** START OF Given material **
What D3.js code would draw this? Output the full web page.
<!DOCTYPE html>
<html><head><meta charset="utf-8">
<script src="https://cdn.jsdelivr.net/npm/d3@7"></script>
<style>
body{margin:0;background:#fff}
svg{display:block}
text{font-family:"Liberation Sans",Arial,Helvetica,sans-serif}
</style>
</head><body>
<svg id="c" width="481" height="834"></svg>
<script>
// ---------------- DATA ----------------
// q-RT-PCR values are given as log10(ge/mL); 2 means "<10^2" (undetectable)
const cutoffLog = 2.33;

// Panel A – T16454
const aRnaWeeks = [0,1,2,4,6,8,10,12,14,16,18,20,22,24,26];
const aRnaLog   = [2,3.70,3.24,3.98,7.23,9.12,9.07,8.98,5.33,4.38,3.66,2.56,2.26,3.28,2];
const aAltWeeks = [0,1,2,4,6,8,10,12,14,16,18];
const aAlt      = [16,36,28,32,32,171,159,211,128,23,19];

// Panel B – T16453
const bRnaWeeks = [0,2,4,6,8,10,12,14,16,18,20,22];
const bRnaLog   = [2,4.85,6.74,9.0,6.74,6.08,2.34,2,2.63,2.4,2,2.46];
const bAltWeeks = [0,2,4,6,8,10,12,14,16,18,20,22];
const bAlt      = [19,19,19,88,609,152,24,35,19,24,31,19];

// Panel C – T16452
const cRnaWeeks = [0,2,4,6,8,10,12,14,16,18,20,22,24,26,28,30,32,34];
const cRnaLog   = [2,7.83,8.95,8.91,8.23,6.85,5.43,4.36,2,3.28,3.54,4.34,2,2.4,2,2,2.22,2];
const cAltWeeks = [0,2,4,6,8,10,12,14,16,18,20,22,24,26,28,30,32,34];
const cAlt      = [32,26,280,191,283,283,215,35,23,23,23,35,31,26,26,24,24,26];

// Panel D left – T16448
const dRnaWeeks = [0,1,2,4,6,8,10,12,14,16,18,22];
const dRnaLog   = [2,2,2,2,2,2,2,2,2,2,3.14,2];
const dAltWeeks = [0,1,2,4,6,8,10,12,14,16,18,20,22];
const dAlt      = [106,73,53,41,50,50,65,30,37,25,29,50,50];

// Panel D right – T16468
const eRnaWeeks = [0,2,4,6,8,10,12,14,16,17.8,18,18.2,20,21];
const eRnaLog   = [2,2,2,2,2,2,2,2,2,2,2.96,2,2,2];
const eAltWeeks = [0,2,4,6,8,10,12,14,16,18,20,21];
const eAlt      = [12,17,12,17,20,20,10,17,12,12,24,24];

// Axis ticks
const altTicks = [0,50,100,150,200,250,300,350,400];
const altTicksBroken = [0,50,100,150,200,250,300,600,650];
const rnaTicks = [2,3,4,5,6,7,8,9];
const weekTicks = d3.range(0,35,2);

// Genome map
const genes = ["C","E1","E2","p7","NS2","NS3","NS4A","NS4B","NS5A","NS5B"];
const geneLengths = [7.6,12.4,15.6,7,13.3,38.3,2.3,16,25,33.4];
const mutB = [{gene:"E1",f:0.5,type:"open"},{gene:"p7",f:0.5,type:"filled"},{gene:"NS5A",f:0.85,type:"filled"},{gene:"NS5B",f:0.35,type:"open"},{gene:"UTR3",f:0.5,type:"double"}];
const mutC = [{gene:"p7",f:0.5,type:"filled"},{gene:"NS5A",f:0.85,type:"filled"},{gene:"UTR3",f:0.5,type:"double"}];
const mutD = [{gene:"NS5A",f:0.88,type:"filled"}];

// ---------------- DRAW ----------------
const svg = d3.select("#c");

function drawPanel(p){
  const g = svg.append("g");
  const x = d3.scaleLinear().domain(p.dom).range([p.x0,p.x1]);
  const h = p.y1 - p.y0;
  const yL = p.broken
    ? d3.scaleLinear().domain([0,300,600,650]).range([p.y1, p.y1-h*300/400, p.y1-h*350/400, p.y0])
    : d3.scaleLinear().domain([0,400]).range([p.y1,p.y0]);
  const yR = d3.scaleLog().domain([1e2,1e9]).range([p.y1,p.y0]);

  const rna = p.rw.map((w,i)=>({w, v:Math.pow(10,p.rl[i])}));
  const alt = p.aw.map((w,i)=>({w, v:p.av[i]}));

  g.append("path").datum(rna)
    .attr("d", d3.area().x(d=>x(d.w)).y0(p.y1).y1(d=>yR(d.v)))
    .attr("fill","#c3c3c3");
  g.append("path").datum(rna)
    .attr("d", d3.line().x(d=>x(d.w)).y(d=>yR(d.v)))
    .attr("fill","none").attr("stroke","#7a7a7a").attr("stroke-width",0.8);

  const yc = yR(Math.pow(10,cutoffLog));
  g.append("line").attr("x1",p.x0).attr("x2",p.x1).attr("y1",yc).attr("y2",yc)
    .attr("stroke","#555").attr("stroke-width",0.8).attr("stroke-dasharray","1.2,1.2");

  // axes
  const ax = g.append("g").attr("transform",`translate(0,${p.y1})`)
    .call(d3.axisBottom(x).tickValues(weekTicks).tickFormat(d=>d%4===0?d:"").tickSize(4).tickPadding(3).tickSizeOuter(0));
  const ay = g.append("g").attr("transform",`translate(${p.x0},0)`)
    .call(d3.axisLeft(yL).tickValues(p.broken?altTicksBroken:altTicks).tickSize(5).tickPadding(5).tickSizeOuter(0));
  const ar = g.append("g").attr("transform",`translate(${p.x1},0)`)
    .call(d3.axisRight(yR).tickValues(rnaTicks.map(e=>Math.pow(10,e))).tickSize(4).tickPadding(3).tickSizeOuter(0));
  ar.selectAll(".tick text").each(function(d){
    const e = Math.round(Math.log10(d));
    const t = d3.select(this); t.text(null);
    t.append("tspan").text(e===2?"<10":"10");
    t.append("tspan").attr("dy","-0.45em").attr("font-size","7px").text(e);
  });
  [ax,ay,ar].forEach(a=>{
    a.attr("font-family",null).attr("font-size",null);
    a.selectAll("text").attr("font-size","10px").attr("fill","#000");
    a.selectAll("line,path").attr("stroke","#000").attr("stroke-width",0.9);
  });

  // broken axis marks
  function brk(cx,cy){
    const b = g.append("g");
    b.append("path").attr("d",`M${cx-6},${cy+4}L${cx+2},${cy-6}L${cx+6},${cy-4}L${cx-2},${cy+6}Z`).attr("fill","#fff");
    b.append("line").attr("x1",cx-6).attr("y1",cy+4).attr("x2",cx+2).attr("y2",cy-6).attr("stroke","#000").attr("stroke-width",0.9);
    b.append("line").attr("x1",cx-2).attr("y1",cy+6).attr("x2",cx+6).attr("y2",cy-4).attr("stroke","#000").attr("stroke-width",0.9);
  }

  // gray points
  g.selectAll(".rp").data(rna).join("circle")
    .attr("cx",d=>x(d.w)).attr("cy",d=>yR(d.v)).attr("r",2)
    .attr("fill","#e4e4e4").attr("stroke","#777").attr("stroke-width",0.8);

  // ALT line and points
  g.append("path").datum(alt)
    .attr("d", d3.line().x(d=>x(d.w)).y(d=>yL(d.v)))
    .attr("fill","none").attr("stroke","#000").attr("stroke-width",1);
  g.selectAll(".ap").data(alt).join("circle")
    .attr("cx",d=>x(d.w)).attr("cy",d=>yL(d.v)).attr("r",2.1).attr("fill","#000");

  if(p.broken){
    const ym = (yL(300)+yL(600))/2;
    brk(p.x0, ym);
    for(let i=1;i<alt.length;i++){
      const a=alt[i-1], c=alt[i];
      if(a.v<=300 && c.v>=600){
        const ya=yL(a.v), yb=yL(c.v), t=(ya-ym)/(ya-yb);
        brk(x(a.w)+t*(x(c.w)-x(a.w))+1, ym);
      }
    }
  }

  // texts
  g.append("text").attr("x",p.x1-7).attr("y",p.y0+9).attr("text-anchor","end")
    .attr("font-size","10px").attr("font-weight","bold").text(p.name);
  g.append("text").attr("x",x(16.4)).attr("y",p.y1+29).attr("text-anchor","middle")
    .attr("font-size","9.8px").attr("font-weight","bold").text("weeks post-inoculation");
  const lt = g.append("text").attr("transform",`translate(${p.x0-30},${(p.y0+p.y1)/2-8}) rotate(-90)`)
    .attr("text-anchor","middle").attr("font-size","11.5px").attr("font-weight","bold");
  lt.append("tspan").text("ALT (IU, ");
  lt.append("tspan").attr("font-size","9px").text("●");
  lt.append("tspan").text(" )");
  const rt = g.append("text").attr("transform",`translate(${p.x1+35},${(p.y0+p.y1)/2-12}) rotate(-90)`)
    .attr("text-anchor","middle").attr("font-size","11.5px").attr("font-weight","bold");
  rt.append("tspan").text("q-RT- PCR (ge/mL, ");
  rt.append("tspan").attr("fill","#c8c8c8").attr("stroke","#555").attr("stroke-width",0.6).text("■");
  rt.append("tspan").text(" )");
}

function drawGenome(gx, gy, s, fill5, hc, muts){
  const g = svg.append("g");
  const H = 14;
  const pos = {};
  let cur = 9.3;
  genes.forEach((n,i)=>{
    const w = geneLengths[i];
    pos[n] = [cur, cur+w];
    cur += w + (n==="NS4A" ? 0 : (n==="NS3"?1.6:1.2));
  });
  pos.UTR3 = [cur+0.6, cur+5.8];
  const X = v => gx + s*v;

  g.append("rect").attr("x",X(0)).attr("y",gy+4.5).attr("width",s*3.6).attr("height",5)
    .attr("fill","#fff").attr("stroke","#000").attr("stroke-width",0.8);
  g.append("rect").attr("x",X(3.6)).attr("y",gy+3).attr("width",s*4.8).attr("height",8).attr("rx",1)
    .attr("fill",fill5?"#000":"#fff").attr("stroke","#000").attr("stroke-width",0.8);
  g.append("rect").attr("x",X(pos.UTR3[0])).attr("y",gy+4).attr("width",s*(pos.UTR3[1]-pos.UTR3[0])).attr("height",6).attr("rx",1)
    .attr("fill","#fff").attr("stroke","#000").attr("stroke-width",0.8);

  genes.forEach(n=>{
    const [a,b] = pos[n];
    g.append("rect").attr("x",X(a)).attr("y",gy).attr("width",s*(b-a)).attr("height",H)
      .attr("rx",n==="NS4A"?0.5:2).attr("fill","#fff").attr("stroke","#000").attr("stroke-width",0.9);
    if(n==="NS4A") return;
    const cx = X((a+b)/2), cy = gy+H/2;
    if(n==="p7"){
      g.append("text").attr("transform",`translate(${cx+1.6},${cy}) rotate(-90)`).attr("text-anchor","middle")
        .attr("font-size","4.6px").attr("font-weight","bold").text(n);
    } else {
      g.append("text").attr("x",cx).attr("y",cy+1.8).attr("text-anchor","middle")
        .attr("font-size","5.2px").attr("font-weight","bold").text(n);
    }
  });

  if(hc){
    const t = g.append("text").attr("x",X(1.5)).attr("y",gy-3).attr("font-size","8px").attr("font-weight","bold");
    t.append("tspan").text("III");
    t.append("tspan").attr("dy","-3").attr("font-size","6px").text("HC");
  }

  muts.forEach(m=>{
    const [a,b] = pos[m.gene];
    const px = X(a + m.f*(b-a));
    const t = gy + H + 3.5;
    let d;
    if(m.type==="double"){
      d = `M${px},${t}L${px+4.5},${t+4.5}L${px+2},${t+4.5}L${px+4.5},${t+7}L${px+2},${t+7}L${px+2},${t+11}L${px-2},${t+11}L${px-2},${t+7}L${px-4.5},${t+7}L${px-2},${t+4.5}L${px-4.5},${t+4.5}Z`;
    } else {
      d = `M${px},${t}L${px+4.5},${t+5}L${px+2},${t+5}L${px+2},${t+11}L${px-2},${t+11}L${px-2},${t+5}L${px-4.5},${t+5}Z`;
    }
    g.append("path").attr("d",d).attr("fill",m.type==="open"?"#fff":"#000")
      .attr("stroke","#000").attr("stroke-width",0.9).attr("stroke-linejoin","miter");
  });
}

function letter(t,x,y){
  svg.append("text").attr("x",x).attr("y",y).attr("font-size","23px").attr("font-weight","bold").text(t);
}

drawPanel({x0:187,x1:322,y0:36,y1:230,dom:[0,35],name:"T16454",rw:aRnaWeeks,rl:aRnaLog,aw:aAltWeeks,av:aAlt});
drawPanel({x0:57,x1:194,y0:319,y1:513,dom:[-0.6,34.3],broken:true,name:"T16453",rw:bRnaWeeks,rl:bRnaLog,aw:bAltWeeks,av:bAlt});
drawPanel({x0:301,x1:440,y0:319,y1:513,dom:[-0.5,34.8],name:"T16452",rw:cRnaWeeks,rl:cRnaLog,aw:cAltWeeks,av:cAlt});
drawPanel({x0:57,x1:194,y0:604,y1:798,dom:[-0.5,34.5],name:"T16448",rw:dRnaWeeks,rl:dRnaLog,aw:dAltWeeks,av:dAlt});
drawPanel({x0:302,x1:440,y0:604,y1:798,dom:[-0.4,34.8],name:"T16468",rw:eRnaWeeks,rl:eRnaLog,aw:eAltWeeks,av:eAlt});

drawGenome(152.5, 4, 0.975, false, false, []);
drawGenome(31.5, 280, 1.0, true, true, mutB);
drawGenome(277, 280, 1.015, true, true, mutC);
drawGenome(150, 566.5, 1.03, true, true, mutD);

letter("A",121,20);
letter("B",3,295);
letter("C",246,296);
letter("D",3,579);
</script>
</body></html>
** END OF Given material **
=== Goal ===
Each line from the top of the material above through the line with "const cutoffLog = 2.33;" must be echoed exactly, and no other line.

=== Complete output ===
What D3.js code would draw this? Output the full web page.
<!DOCTYPE html>
<html><head><meta charset="utf-8">
<script src="https://cdn.jsdelivr.net/npm/d3@7"></script>
<style>
body{margin:0;background:#fff}
svg{display:block}
text{font-family:"Liberation Sans",Arial,Helvetica,sans-serif}
</style>
</head><body>
<svg id="c" width="481" height="834"></svg>
<script>
// ---------------- DATA ----------------
// q-RT-PCR values are given as log10(ge/mL); 2 means "<10^2" (undetectable)
const cutoffLog = 2.33;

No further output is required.